## REQUEST
Give back, word for word, only the lines from the opening of the records through the one with "14.5, 14.8, 14.9];". Pictures stay out.

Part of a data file
========================================================================

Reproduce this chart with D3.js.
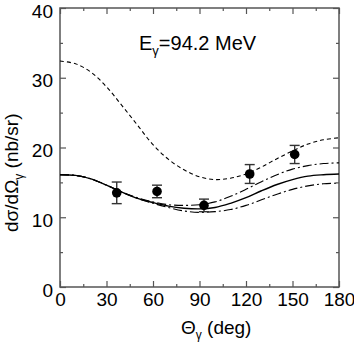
<!DOCTYPE html>
<html>
<head>
<meta charset="utf-8">
<title>Cross section</title>
<style>
  body { margin: 0; background: #fff; }
  text { font-family: "Liberation Sans", Arial, sans-serif; }
</style>
<script src="https://d3js.org/d3.v7.min.js"></script>
</head>
<body>
<script>
// theory curves, sampled every 10 deg
var angles = [0, 10, 20, 30, 40, 50, 60, 70, 80, 90, 100, 110, 120, 130, 140, 150, 160, 170, 180];
var dashedVals = [32.4, 32.0, 30.8, 28.7, 26.0, 23.2, 20.4, 18.3, 16.8, 15.8, 15.4, 15.6, 16.2, 17.2, 18.4, 19.5, 20.5, 21.1, 21.4];
var solidVals  = [16.1, 16.0, 15.5, 14.6, 13.6, 12.7, 12.1, 11.6, 11.3, 11.2, 11.4, 12.0, 12.8, 13.8, 14.7, 15.4, 15.9, 16.1, 16.2];
var upperVals  = [16.1, 16.0, 15.5, 14.6, 13.6, 12.8, 12.2, 11.8, 11.7, 11.8, 12.2, 13.0, 14.0, 15.1, 16.1, 16.9, 17.4, 17.7, 17.8];
var lowerVals  = [16.1, 16.0, 15.5, 14.6, 13.6, 12.7, 12.0, 11.4, 10.9, 10.7, 10.8, 11.1, 11.7, 12.5, 13.3, 14.0, 14.5, 14.8, 14.9];

// measured points
var pointAngles = [36.6, 62.6, 92.9, 122.4, 151.4];
var pointVals   = [13.5, 13.7, 11.7, 16.2, 19.0];
var pointErrs   = [1.55, 0.9, 0.9, 1.35, 1.3];

var xTicks = [0, 30, 60, 90, 120, 150, 180];
var xMinor = [15, 45, 75, 105, 135, 165];
var yTicks = [0, 10, 20, 30, 40];
var yMinor = [5, 15, 25, 35];

var margin = {top: 8, right: 15, bottom: 63, left: 60},
    width = 279,
    height = 279;

var x = d3.scaleLinear().domain([0, 180]).range([0, width]);
var y = d3.scaleLinear().domain([0, 40]).range([height, 0]);

var svg = d3.select("body").append("svg")
    .attr("width", 354)
    .attr("height", 350)
    .append("g")
    .attr("transform", "translate(" + margin.left + "," + margin.top + ")");

var axisColor = "#555";

function styleAxis(g) {
    g.select(".domain").remove();
    g.selectAll(".tick line").attr("stroke", axisColor).attr("stroke-width", 1.2);
    g.selectAll(".tick text").attr("fill", "#000").style("font-size", "19px");
}

// bottom
svg.append("g")
    .attr("transform", "translate(0," + height + ")")
    .call(d3.axisBottom(x).tickValues(xTicks).tickSizeInner(-6).tickSizeOuter(0).tickPadding(6).tickFormat(d3.format("d")))
    .call(styleAxis);
svg.append("g")
    .attr("transform", "translate(0," + height + ")")
    .call(d3.axisBottom(x).tickValues(xMinor).tickSize(-3).tickFormat(""))
    .call(styleAxis);
// top
svg.append("g")
    .call(d3.axisTop(x).tickValues(xTicks).tickSize(-6).tickFormat(""))
    .call(styleAxis);
svg.append("g")
    .call(d3.axisTop(x).tickValues(xMinor).tickSize(-3).tickFormat(""))
    .call(styleAxis);
// left
svg.append("g")
    .call(d3.axisLeft(y).tickValues(yTicks).tickSizeInner(-6).tickSizeOuter(0).tickPadding(7).tickFormat(d3.format("d")))
    .call(styleAxis)
    .selectAll(".tick text").attr("dy", "0.48em");
svg.append("g")
    .call(d3.axisLeft(y).tickValues(yMinor).tickSize(-3).tickFormat(""))
    .call(styleAxis);
// right
svg.append("g")
    .attr("transform", "translate(" + width + ",0)")
    .call(d3.axisRight(y).tickValues(yTicks).tickSize(-6).tickFormat(""))
    .call(styleAxis);
svg.append("g")
    .attr("transform", "translate(" + width + ",0)")
    .call(d3.axisRight(y).tickValues(yMinor).tickSize(-3).tickFormat(""))
    .call(styleAxis);

svg.append("rect")
    .attr("width", width)
    .attr("height", height)
    .attr("fill", "none")
    .attr("stroke", axisColor)
    .attr("stroke-width", 1.5);

var line = d3.line()
    .x(function(d) { return x(d[0]); })
    .y(function(d) { return y(d[1]); })
    .curve(d3.curveCatmullRom);

var curves = [
    {vals: dashedVals, dash: "4,3", w: 1.1},
    {vals: upperVals, dash: "9,3,2,3", w: 1.1},
    {vals: lowerVals, dash: "9,3,2,3", w: 1.1},
    {vals: solidVals, dash: null, w: 1.4}
];

curves.forEach(function(c) {
    svg.append("path")
        .datum(d3.zip(angles, c.vals))
        .attr("d", line)
        .attr("fill", "none")
        .attr("stroke", "#000")
        .attr("stroke-width", c.w)
        .attr("stroke-dasharray", c.dash);
});

// error bars
var pts = pointAngles.map(function(a, i) {
    return {a: a, v: pointVals[i], e: pointErrs[i]};
});
var eb = svg.selectAll(".err").data(pts).enter().append("g").attr("class", "err");
eb.append("line")
    .attr("x1", function(d) { return x(d.a); })
    .attr("x2", function(d) { return x(d.a); })
    .attr("y1", function(d) { return y(d.v - d.e); })
    .attr("y2", function(d) { return y(d.v + d.e); });
eb.append("line")
    .attr("x1", function(d) { return x(d.a) - 5; })
    .attr("x2", function(d) { return x(d.a) + 5; })
    .attr("y1", function(d) { return y(d.v + d.e); })
    .attr("y2", function(d) { return y(d.v + d.e); });
eb.append("line")
    .attr("x1", function(d) { return x(d.a) - 5; })
    .attr("x2", function(d) { return x(d.a) + 5; })
    .attr("y1", function(d) { return y(d.v - d.e); })
    .attr("y2", function(d) { return y(d.v - d.e); });
eb.selectAll("line").attr("stroke", "#333").attr("stroke-width", 1.4);

svg.selectAll(".pt").data(pts).enter().append("circle")
    .attr("class", "pt")
    .attr("cx", function(d) { return x(d.a); })
    .attr("cy", function(d) { return y(d.v); })
    .attr("r", 4.8)
    .attr("fill", "#000");

// energy label
var lab = svg.append("text")
    .attr("x", 79)
    .attr("y", 42)
    .style("font-size", "20px");
lab.append("tspan").text("E");
lab.append("tspan").attr("dy", 5).style("font-size", "13px").text("γ");
lab.append("tspan").attr("dy", -5).text("=94.2 MeV");

// x title
var xt = svg.append("text")
    .attr("x", 121)
    .attr("y", 326)
    .style("font-size", "19px");
xt.append("tspan").text("Θ");
xt.append("tspan").attr("dy", 5).style("font-size", "12px").text("γ");
xt.append("tspan").attr("dy", -5).text(" (deg)");

// y title
var yt = svg.append("text")
    .attr("transform", "translate(-42," + 224 + ") rotate(-90)")
    .style("font-size", "19px");
yt.append("tspan").text("dσ/dΩ");
yt.append("tspan").attr("dy", 5).style("font-size", "12px").text("γ");
yt.append("tspan").attr("dy", -5).text(" (nb/sr)");
</script>
</body>
</html>
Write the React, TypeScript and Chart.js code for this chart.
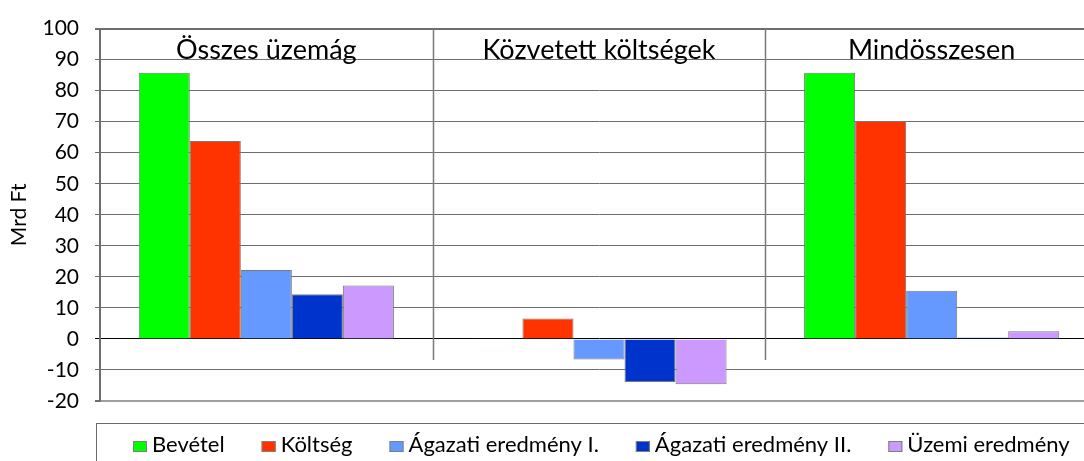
import { useEffect, useRef } from "react";
import { Chart, registerables } from "chart.js";

Chart.register(...registerables);

const categories = ["Összes üzemág", "Közvetett költségek", "Mindösszesen"];
const seriesLabels = ["Bevétel", "Költség", "Ágazati eredmény I.", "Ágazati eredmény II.", "Üzemi eredmény"];
const bevetel = [85.8, 0.2, 85.8];
const koltseg = [63.8, 6.6, 70.2];
const agazati1 = [22.2, -6.6, 15.5];
const agazati2 = [14.4, -13.9, 0.5];
const uzemi = [17.2, -14.6, 2.5];
const seriesValues = [bevetel, koltseg, agazati1, agazati2, uzemi];
const seriesColors = ["#00FF00", "#FF3300", "#6699FF", "#0033CC", "#CC99FF"];
const yMin = -20;
const yMax = 100;
const yStep = 10;
const yTitle = "Mrd Ft";

const FONT = "Lato, 'Open Sans', sans-serif";

const categoryLabelPlugin = {
  id: "categoryLabels",
  afterDatasetsDraw(chart: any) {
    const { ctx, chartArea, scales } = chart;
    const x = scales.x;
    const y = scales.y;
    ctx.save();
    ctx.strokeStyle = "#7a7a7a";
    ctx.lineWidth = 1.5;
    const bottomY = y.getPixelForValue(0) + 21;
    for (let i = 0; i < categories.length - 1; i++) {
      const px = Math.round((x.getPixelForValue(i) + x.getPixelForValue(i + 1)) / 2) + 0.5;
      ctx.beginPath();
      ctx.moveTo(px, chartArea.top);
      ctx.lineTo(px, bottomY);
      ctx.stroke();
    }
    ctx.fillStyle = "#000";
    ctx.font = `27px ${FONT}`;
    ctx.textAlign = "center";
    ctx.textBaseline = "alphabetic";
    categories.forEach((c, i) => {
      ctx.fillText(c, x.getPixelForValue(i), chartArea.top + 30);
    });
    ctx.restore();
  },
};

const boxLegendPlugin = {
  id: "boxLegend",
  afterDraw(chart: any) {
    const { ctx } = chart;
    ctx.save();
    ctx.strokeStyle = "#6a6a6a";
    ctx.lineWidth = 1;
    ctx.strokeRect(96.5, 423.5, 1100, 80);
    ctx.font = `22px ${FONT}`;
    ctx.textBaseline = "alphabetic";
    ctx.textAlign = "left";
    let cx = 133;
    chart.data.datasets.forEach((ds: any) => {
      ctx.fillStyle = ds.backgroundColor;
      ctx.fillRect(cx, 441, 14, 11);
      ctx.strokeStyle = "#7f7f7f";
      ctx.strokeRect(cx + 0.5, 441.5, 13, 10);
      ctx.fillStyle = "#000";
      const tx = cx + 19;
      ctx.fillText(ds.label, tx, 452);
      cx = tx + ctx.measureText(ds.label).width + 37;
    });
    ctx.restore();
  },
};

export default function App() {
  const ref = useRef<HTMLCanvasElement | null>(null);
  useEffect(() => {
    if (!ref.current) return;
    const chart = new Chart(ref.current, {
      type: "bar",
      data: {
        labels: categories,
        datasets: seriesLabels.map((l, i) => ({
          label: l,
          data: seriesValues[i],
          backgroundColor: seriesColors[i],
          borderColor: "#7a7a7a",
          borderWidth: 1,
          categoryPercentage: 0.767,
          barPercentage: 1,
        })),
      },
      options: {
        responsive: false,
        animation: false,
        devicePixelRatio: 1,
        layout: { padding: { top: 22, bottom: 60, left: 0, right: 2 } },
        plugins: {
          legend: { display: false },
          tooltip: { enabled: false },
        },
        scales: {
          x: {
            display: false,
            offset: true,
            grid: { display: false },
          },
          y: {
            min: yMin,
            max: yMax,
            afterFit: (s: any) => {
              s.width = 100;
            },
            ticks: {
              stepSize: yStep,
              color: "#000",
              padding: 16,
              font: { family: FONT, size: 21 },
            },
            title: {
              display: true,
              text: yTitle,
              color: "#000",
              font: { family: FONT, size: 21 },
              padding: { top: 7, bottom: 0 },
            },
            border: { color: "#6e6e6e", width: 2 },
            grid: {
              tickLength: 5,
              color: (c: any) =>
                c.tick && c.tick.value === 0 ? "#000" : c.tick && c.tick.value === yMin ? "#a0a0a0" : "#6e6e6e",
              tickColor: (c: any) => (c.tick && c.tick.value === 0 ? "#000" : "#6e6e6e"),
              lineWidth: (c: any) =>
                c.tick && (c.tick.value === yMin || c.tick.value === yMax) ? 2 : 1,
            },
          },
        },
      },
      plugins: [categoryLabelPlugin, boxLegendPlugin],
    });
    return () => chart.destroy();
  }, []);
  return (
    <div style={{ position: "absolute", left: 0, top: 0, width: 1084, height: 461, overflow: "hidden", background: "#fff" }}>
      <canvas ref={ref} width={1100} height={461} style={{ width: 1100, height: 461, display: "block" }} />
    </div>
  );
}
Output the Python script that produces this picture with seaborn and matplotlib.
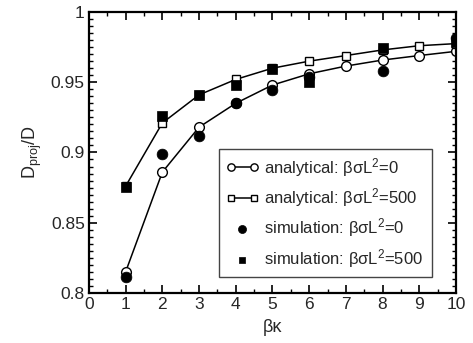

========================================================================

## RESPONSE
Reproduce this chart with D3.js.
<!DOCTYPE html>
<html>
<head>
<meta charset="utf-8">
<title>Cross section</title>
<style>
  body { margin: 0; background: #fff; }
  text { font-family: "Liberation Sans", Arial, sans-serif; }
</style>
<script src="https://d3js.org/d3.v7.min.js"></script>
</head>
<body>
<script>
// theory curves, sampled every 10 deg
var angles = [0, 10, 20, 30, 40, 50, 60, 70, 80, 90, 100, 110, 120, 130, 140, 150, 160, 170, 180];
var dashedVals = [32.4, 32.0, 30.8, 28.7, 26.0, 23.2, 20.4, 18.3, 16.8, 15.8, 15.4, 15.6, 16.2, 17.2, 18.4, 19.5, 20.5, 21.1, 21.4];
var solidVals  = [16.1, 16.0, 15.5, 14.6, 13.6, 12.7, 12.1, 11.6, 11.3, 11.2, 11.4, 12.0, 12.8, 13.8, 14.7, 15.4, 15.9, 16.1, 16.2];
var upperVals  = [16.1, 16.0, 15.5, 14.6, 13.6, 12.8, 12.2, 11.8, 11.7, 11.8, 12.2, 13.0, 14.0, 15.1, 16.1, 16.9, 17.4, 17.7, 17.8];
var lowerVals  = [16.1, 16.0, 15.5, 14.6, 13.6, 12.7, 12.0, 11.4, 10.9, 10.7, 10.8, 11.1, 11.7, 12.5, 13.3, 14.0, 14.5, 14.8, 14.9];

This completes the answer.